L’an dernier, Téo Didailler, 22 ans, était inscrit en bachelor à Sup’de com Montpellier, une école de communication privée à 7 300 euros l’année. Avec un père moniteur de voile et une mère esthéticienne à domicile, le jeune homme aurait eu du mal à financer ses études sans les 3 850 euros d’aide annuelle qui lui sont tombés du ciel. Rien à voir avec les bourses du Crous, attribuées selon les revenus des parents – Téo n’y est plus éligible depuis deux ans. Le miracle est venu du revenu minimum étudiant (RME) proposé depuis 2011 par sa commune d’origine, Plougastel-Daoulas (Finistère), 13 000 habitants. Une aide qui vise à accompagner les jeunes dans la poursuite de leurs études supérieures. En dix ans, 325 jeunes en ont bénéficié.
Dominique Cap, maire (divers droite) de Plougastel-Daoulas, a lancé cette initiative après avoir discuté avec l’une de ses administrées, dont la fille rêvait de devenir sage-femme : « Elle ne gagnait pas assez pour financer les études de sa fille, mais ses revenus ne lui permettaient pas de toucher une bourse. » En menant des recherches sur les dispositifs existants, Dominique Cap a découvert que la ville de Chenôve, dans la banlieue de Dijon, proposait depuis 1989 un « revenu minimum étudiant ». Il y voit là une sacrée bonne idée.
Depuis, une cinquantaine de villes en France – principalement petites ou moyennes, de tout bord politique – ont suivi : Grande-Synthe et Gravelines (Nord), Gannat (Allier), Vouziers (Ardennes), Poissy (Yvelines), Bolène (Vaucluse), Saint-Jean-de-Maurienne (Savoie), Panazol (Haute-Vienne)… Alors que la pandémie de Covid-19 a mis en lumière la précarité dans laquelle vivent certains étudiants, leur dépendance vis-à-vis de revenus issus de petits boulots et l’insuffisance des bourses proposées par les Crous, la question du financement des études a refait à nouveau surface. Le RME, pensé comme un complément aux bourses d’Etat et autres dispositifs existants, pourrait-il être une solution ?
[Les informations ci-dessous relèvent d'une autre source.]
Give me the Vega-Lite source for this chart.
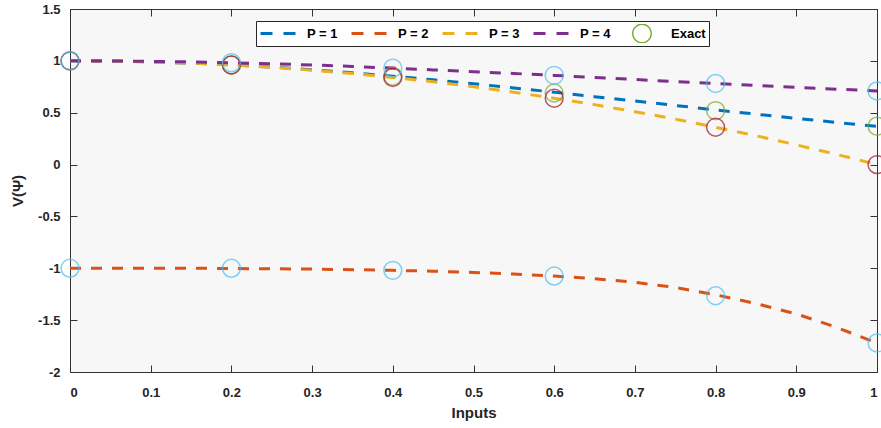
{
  "$schema": "https://vega.github.io/schema/vega-lite/v6.json",
  "width": 807,
  "height": 363,
  "autosize": {"type": "none"},
  "padding": {"left": 70, "top": 9, "right": 4, "bottom": 56},
  "background": "white",
  "config": {
    "font": "Liberation Sans",
    "view": {"stroke": "#333333", "strokeWidth": 1, "fill": "#F7F7F7"},
    "axis": {
      "domain": false,
      "grid": false,
      "tickColor": "#333333",
      "tickSize": 7,
      "offset": -7,
      "labelFont": "Liberation Sans",
      "labelFontWeight": "bold",
      "labelFontSize": 13,
      "labelColor": "#262626",
      "titleFont": "Liberation Sans",
      "titleFontWeight": "bold",
      "titleFontSize": 15,
      "titleColor": "#262626"
    }
  },
  "datasets": {
    "lines": [
      {"x": 0, "y": 1, "series": "P = 1"}, {"x": 0.05, "y": 1.0, "series": "P = 1"}, {"x": 0.1, "y": 0.99, "series": "P = 1"}, {"x": 0.15, "y": 0.978, "series": "P = 1"}, {"x": 0.2, "y": 0.961, "series": "P = 1"}, {"x": 0.25, "y": 0.94, "series": "P = 1"}, {"x": 0.3, "y": 0.914, "series": "P = 1"}, {"x": 0.35, "y": 0.885, "series": "P = 1"}, {"x": 0.4, "y": 0.852, "series": "P = 1"}, {"x": 0.45, "y": 0.817, "series": "P = 1"}, {"x": 0.5, "y": 0.779, "series": "P = 1"}, {"x": 0.55, "y": 0.739, "series": "P = 1"}, {"x": 0.6, "y": 0.698, "series": "P = 1"}, {"x": 0.65, "y": 0.655, "series": "P = 1"}, {"x": 0.7, "y": 0.613, "series": "P = 1"}, {"x": 0.75, "y": 0.57, "series": "P = 1"}, {"x": 0.8, "y": 0.527, "series": "P = 1"}, {"x": 0.85, "y": 0.486, "series": "P = 1"}, {"x": 0.9, "y": 0.445, "series": "P = 1"}, {"x": 0.95, "y": 0.406, "series": "P = 1"}, {"x": 1, "y": 0.368, "series": "P = 1"},
      {"x": 0, "y": -1, "series": "P = 2"}, {"x": 0.05, "y": -1.0, "series": "P = 2"}, {"x": 0.1, "y": -1.0, "series": "P = 2"}, {"x": 0.15, "y": -1.0, "series": "P = 2"}, {"x": 0.2, "y": -1.002, "series": "P = 2"}, {"x": 0.25, "y": -1.005, "series": "P = 2"}, {"x": 0.3, "y": -1.008, "series": "P = 2"}, {"x": 0.35, "y": -1.013, "series": "P = 2"}, {"x": 0.4, "y": -1.02, "series": "P = 2"}, {"x": 0.45, "y": -1.028, "series": "P = 2"}, {"x": 0.5, "y": -1.04, "series": "P = 2"}, {"x": 0.55, "y": -1.055, "series": "P = 2"}, {"x": 0.6, "y": -1.075, "series": "P = 2"}, {"x": 0.65, "y": -1.1, "series": "P = 2"}, {"x": 0.7, "y": -1.135, "series": "P = 2"}, {"x": 0.75, "y": -1.185, "series": "P = 2"}, {"x": 0.8, "y": -1.255, "series": "P = 2"}, {"x": 0.85, "y": -1.34, "series": "P = 2"}, {"x": 0.9, "y": -1.44, "series": "P = 2"}, {"x": 0.95, "y": -1.57, "series": "P = 2"}, {"x": 1, "y": -1.72, "series": "P = 2"},
      {"x": 0, "y": 1, "series": "P = 3"}, {"x": 0.05, "y": 0.998, "series": "P = 3"}, {"x": 0.1, "y": 0.99, "series": "P = 3"}, {"x": 0.15, "y": 0.978, "series": "P = 3"}, {"x": 0.2, "y": 0.96, "series": "P = 3"}, {"x": 0.25, "y": 0.938, "series": "P = 3"}, {"x": 0.3, "y": 0.91, "series": "P = 3"}, {"x": 0.35, "y": 0.878, "series": "P = 3"}, {"x": 0.4, "y": 0.84, "series": "P = 3"}, {"x": 0.45, "y": 0.798, "series": "P = 3"}, {"x": 0.5, "y": 0.75, "series": "P = 3"}, {"x": 0.55, "y": 0.698, "series": "P = 3"}, {"x": 0.6, "y": 0.64, "series": "P = 3"}, {"x": 0.65, "y": 0.578, "series": "P = 3"}, {"x": 0.7, "y": 0.51, "series": "P = 3"}, {"x": 0.75, "y": 0.438, "series": "P = 3"}, {"x": 0.8, "y": 0.36, "series": "P = 3"}, {"x": 0.85, "y": 0.278, "series": "P = 3"}, {"x": 0.9, "y": 0.19, "series": "P = 3"}, {"x": 0.95, "y": 0.098, "series": "P = 3"}, {"x": 1, "y": 0.0, "series": "P = 3"},
      {"x": 0, "y": 1, "series": "P = 4"}, {"x": 0.05, "y": 0.999, "series": "P = 4"}, {"x": 0.1, "y": 0.995, "series": "P = 4"}, {"x": 0.15, "y": 0.99, "series": "P = 4"}, {"x": 0.2, "y": 0.982, "series": "P = 4"}, {"x": 0.25, "y": 0.972, "series": "P = 4"}, {"x": 0.3, "y": 0.96, "series": "P = 4"}, {"x": 0.35, "y": 0.946, "series": "P = 4"}, {"x": 0.4, "y": 0.93, "series": "P = 4"}, {"x": 0.45, "y": 0.913, "series": "P = 4"}, {"x": 0.5, "y": 0.896, "series": "P = 4"}, {"x": 0.55, "y": 0.878, "series": "P = 4"}, {"x": 0.6, "y": 0.86, "series": "P = 4"}, {"x": 0.65, "y": 0.84, "series": "P = 4"}, {"x": 0.7, "y": 0.82, "series": "P = 4"}, {"x": 0.75, "y": 0.8, "series": "P = 4"}, {"x": 0.8, "y": 0.782, "series": "P = 4"}, {"x": 0.85, "y": 0.763, "series": "P = 4"}, {"x": 0.9, "y": 0.745, "series": "P = 4"}, {"x": 0.95, "y": 0.727, "series": "P = 4"}, {"x": 1, "y": 0.71, "series": "P = 4"}
    ],
    "rings": [
      {"x": 0, "y": 1, "ring": "Exact"}, {"x": 0.2, "y": 0.96, "ring": "Exact"}, {"x": 0.4, "y": 0.852, "ring": "Exact"}, {"x": 0.6, "y": 0.69, "ring": "Exact"}, {"x": 0.8, "y": 0.52, "ring": "Exact"}, {"x": 1, "y": 0.37, "ring": "Exact"},
      {"x": 0, "y": 1, "ring": "red"}, {"x": 0.2, "y": 0.96, "ring": "red"}, {"x": 0.4, "y": 0.84, "ring": "red"}, {"x": 0.6, "y": 0.64, "ring": "red"}, {"x": 0.8, "y": 0.36, "ring": "red"}, {"x": 1, "y": 0.0, "ring": "red"},
      {"x": 0, "y": -1, "ring": "blue"}, {"x": 0.2, "y": -1.0, "ring": "blue"}, {"x": 0.4, "y": -1.02, "ring": "blue"}, {"x": 0.6, "y": -1.075, "ring": "blue"}, {"x": 0.8, "y": -1.265, "ring": "blue"}, {"x": 1, "y": -1.72, "ring": "blue"},
      {"x": 0, "y": 1, "ring": "blue"}, {"x": 0.2, "y": 0.982, "ring": "blue"}, {"x": 0.4, "y": 0.93, "ring": "blue"}, {"x": 0.6, "y": 0.86, "ring": "blue"}, {"x": 0.8, "y": 0.782, "ring": "blue"}, {"x": 1, "y": 0.71, "ring": "blue"}
    ]
  },
  "resolve": {"axis": {"x": "independent", "y": "independent"}},
  "layer": [
    {
      "data": {"name": "lines"},
      "mark": {"type": "line", "strokeWidth": 3, "strokeDash": [11, 10], "clip": false},
      "encoding": {
        "x": {"field": "x", "type": "quantitative", "scale": {"domain": [0, 1], "nice": false},
              "axis": {"orient": "bottom", "title": "Inputs", "values": [0, 0.1, 0.2, 0.3, 0.4, 0.5, 0.6, 0.7, 0.8, 0.9, 1], "labelExpr": "toString(datum.value)", "labelFont": "Liberation Sans Narrow, Liberation Sans", "labelPadding": 14, "titlePadding": 6}},
        "y": {"field": "y", "type": "quantitative", "scale": {"domain": [-2, 1.5], "nice": false},
              "axis": {"orient": "left", "title": "V(Ψ)", "values": [-2, -1.5, -1, -0.5, 0, 0.5, 1, 1.5], "labelExpr": "toString(datum.value)", "labelPadding": 10, "titlePadding": 12}},
        "color": {"field": "series", "type": "nominal",
                  "scale": {"domain": ["P = 1", "P = 2", "P = 3", "P = 4", "Exact"], "range": ["#0072BD", "#D95319", "#EDB120", "#7E2F8E", "#77AC30"]},
                  "legend": {
                    "title": null, "orient": "none", "legendX": 186, "legendY": 12,
                    "direction": "horizontal", "columns": 5, "columnPadding": 12,
                    "fillColor": "white", "strokeColor": "#262626", "padding": 3,
                    "clipHeight": 19,
                    "labelFont": "Liberation Sans", "labelFontWeight": "bold", "labelFontSize": 13, "labelColor": "#000000", "labelOffset": 10,
                    "symbolType": "M -1,0 L 1,0", "symbolSize": 1225, "symbolStrokeWidth": 3, "symbolDash": [12, 11],
                    "encode": {"symbols": {"update": {
                      "shape": {"signal": "datum.value === 'Exact' ? 'M -0.57,0 A 0.57,0.57 0 1,1 0.57,0 A 0.57,0.57 0 1,1 -0.57,0 Z M -0.49,0 A 0.49,0.49 0 1,0 0.49,0 A 0.49,0.49 0 1,0 -0.49,0 Z' : 'M -1,0 L 1,0'"},
                      "fill": {"signal": "datum.value === 'Exact' ? '#77AC30' : 'transparent'"},
                      "fillOpacity": {"value": 1},
                      "strokeOpacity": {"signal": "datum.value === 'Exact' ? 0 : 1"}
                    }}}
                  }}
      }
    },
    {
      "data": {"name": "rings"},
      "transform": [{"filter": "datum.ring === 'Exact'"}],
      "mark": {"type": "point", "shape": "circle", "filled": false, "size": 320, "strokeWidth": 1.5, "clip": false},
      "encoding": {
        "x": {"field": "x", "type": "quantitative", "axis": null},
        "y": {"field": "y", "type": "quantitative", "axis": null},
        "color": {"field": "ring", "type": "nominal", "title": null}
      }
    },
    {
      "data": {"name": "rings"},
      "transform": [{"filter": "datum.ring !== 'Exact'"}],
      "mark": {"type": "point", "shape": "circle", "filled": false, "size": 320, "strokeWidth": 1.5, "clip": false},
      "encoding": {
        "x": {"field": "x", "type": "quantitative", "axis": {"orient": "top", "labels": false, "title": null, "values": [0, 0.1, 0.2, 0.3, 0.4, 0.5, 0.6, 0.7, 0.8, 0.9, 1]}},
        "y": {"field": "y", "type": "quantitative", "axis": {"orient": "right", "labels": false, "title": null, "values": [-2, -1.5, -1, -0.5, 0, 0.5, 1, 1.5]}},
        "stroke": {"field": "ring", "type": "nominal", "scale": {"domain": ["blue", "red"], "range": ["#4DBEEE", "#A2142F"]}, "legend": null}
      }
    }
  ]
}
Des conditions et des montants variables
Le RME étant une aide locale et facultative, chaque municipalité fixe ses conditions d’attribution – ce qui n’aide pas les étudiants à s’y retrouver. Et ceux qui n’habitent pas la commune (eux ou leurs parents) ne peuvent pas y prétendre. « C’est le paradoxe de la décentralisation : les politiques locales mises en place en France depuis les années 1980 se révèlent indispensables pour pallier les failles du système national, notamment le coût de l’enseignement supérieur et le faible niveau de couverture des bourses d’Etat. Mais elles créent aussi des perdants », souligne Aurélien Casta, chercheur associé à l’université de Nanterre et de Lille, spécialiste des politiques publiques.